Related documentation

• ProcessModel guide — multi-area flowsheets.
• ProcessSystem guide — single-area flowsheets.
• Controllers — for adjusting feed splits at runtime.
• Process automation API — string-addressable access for setting minimumFlow programmatically.

Interaction with recycles

deactivateSection walks downstream from the named unit and stops at any Mixer or Recycle node, because both represent a point where another active train may inject material that should keep the rest of the flowsheet alive. Without this guard, locking out one parallel train would also lock out the shared header it feeds into.

Worked example

A splitter sends 90% of the feed to a duty train and 10% into a recycle loop that returns to a feed mixer:

freshFeed ───┐
             ├─► mix ─► sep ─► split ─┬─► duty (90%) ─►
recycleSeed ─┘                        └─► recycleHeater (10%) ─► recycle ─► (back to mix via recycleSeed)

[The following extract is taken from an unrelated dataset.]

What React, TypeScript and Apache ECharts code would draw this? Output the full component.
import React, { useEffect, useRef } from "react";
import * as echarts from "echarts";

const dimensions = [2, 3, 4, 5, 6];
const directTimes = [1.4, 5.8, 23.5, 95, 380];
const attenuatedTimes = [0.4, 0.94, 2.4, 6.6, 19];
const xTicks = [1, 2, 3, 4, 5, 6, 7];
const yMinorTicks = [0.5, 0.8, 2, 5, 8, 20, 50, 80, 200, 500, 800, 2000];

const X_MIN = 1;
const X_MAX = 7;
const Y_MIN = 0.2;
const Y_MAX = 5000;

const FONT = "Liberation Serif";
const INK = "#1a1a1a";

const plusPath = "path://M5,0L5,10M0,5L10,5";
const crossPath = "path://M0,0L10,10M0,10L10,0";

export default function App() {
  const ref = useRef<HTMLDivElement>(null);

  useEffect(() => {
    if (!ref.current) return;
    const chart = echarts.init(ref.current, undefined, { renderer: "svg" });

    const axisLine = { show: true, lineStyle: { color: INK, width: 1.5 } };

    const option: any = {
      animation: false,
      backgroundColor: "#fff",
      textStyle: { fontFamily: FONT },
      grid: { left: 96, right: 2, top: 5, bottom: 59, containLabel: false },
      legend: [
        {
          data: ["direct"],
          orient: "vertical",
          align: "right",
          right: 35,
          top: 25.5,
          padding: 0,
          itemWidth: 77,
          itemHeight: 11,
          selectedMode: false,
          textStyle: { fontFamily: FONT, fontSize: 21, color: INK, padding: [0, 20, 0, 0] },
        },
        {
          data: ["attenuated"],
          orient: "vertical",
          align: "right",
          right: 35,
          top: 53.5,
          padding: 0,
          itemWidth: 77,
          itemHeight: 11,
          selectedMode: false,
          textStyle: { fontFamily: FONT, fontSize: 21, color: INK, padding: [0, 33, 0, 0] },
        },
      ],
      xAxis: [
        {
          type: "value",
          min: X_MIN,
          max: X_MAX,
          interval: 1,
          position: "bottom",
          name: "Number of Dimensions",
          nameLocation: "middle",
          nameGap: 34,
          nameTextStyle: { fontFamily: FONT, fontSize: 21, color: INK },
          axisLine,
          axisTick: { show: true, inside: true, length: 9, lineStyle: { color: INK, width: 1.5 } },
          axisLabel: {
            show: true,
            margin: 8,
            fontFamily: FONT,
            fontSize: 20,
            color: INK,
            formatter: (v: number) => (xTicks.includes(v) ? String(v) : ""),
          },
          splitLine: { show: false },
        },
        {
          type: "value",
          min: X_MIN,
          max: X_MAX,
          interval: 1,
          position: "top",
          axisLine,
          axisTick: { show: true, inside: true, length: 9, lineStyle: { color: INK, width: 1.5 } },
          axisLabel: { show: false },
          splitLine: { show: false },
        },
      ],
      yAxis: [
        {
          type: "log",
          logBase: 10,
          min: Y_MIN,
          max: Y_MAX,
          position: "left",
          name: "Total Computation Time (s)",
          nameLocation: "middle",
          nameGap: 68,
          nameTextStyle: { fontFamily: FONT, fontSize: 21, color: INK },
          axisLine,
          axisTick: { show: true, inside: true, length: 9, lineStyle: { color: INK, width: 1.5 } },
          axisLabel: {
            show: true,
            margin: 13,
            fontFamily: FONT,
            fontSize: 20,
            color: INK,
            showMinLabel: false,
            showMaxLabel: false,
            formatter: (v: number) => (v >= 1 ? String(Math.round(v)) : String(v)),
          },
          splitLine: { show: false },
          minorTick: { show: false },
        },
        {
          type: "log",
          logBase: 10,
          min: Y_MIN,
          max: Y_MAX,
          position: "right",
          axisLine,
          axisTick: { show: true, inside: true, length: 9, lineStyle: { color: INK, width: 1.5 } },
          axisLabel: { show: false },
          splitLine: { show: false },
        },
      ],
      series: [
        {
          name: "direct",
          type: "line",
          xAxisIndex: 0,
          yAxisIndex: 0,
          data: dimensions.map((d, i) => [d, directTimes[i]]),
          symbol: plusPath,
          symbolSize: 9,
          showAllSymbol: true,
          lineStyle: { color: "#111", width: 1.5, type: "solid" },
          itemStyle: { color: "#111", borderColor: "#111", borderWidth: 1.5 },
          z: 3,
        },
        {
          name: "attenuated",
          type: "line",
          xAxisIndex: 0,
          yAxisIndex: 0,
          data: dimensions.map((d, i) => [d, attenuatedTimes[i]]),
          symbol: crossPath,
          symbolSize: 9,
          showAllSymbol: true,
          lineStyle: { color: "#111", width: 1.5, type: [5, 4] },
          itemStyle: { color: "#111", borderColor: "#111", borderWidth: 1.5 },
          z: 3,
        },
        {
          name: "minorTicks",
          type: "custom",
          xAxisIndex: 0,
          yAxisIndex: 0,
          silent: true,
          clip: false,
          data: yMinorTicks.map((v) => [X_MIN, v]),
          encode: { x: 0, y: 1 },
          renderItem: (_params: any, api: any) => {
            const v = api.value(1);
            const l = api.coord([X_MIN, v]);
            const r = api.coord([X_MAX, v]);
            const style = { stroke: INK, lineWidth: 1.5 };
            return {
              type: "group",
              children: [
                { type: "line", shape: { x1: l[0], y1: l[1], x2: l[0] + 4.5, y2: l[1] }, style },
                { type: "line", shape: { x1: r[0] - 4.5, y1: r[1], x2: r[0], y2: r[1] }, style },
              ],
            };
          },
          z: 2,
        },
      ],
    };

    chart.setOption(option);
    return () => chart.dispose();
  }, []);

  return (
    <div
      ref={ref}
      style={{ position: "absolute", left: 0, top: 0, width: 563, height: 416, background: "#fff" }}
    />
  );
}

Deactivating recycleHeater should bypass only the recycle leg; the duty train and the shared mixer must keep running on freshFeed:

ps.deactivateSection("recycleHeater");
ps.run();
assertFalse(freshFeed.isLockedInactive());  // upstream feed untouched
assertFalse(mix.isLockedInactive());        // shared mixer kept alive
assertTrue(recycleHeater.isLockedInactive());
assertTrue(ps.getBypassedUnits().contains("recycleHeater"));

getBypassedUnits() returns the names of units that are currently bypassed (either lockedInactive or !isActive()), which is the recommended way to log or assert what the engine actually skipped on a given run. On a ProcessModel, the same method returns area::unit qualified names.

This behaviour is covered by ProcessSystemBypassRecycleTest.java.

Per-unit and fractional thresholds

In addition to the section-wide setSectionLowFlowThreshold(kgPerHour), two finer-grained helpers are available:

• setSectionLowFlowThreshold(unitName, threshold) — set the threshold on a single named unit. Throws IllegalArgumentException if the unit does not exist, which protects against silent typos in long flowsheets.
• setSectionLowFlowThresholdFraction(fraction) — set every unit’s threshold to fraction × inletMassFlowKgPerHour based on its current first inlet. Useful when feed rate spans several decades and a single absolute value is not appropriate. Returns the number of units that were updated.

Both helpers are also exposed on ProcessModel, with the per-unit variant returning true if any area matched the unit name.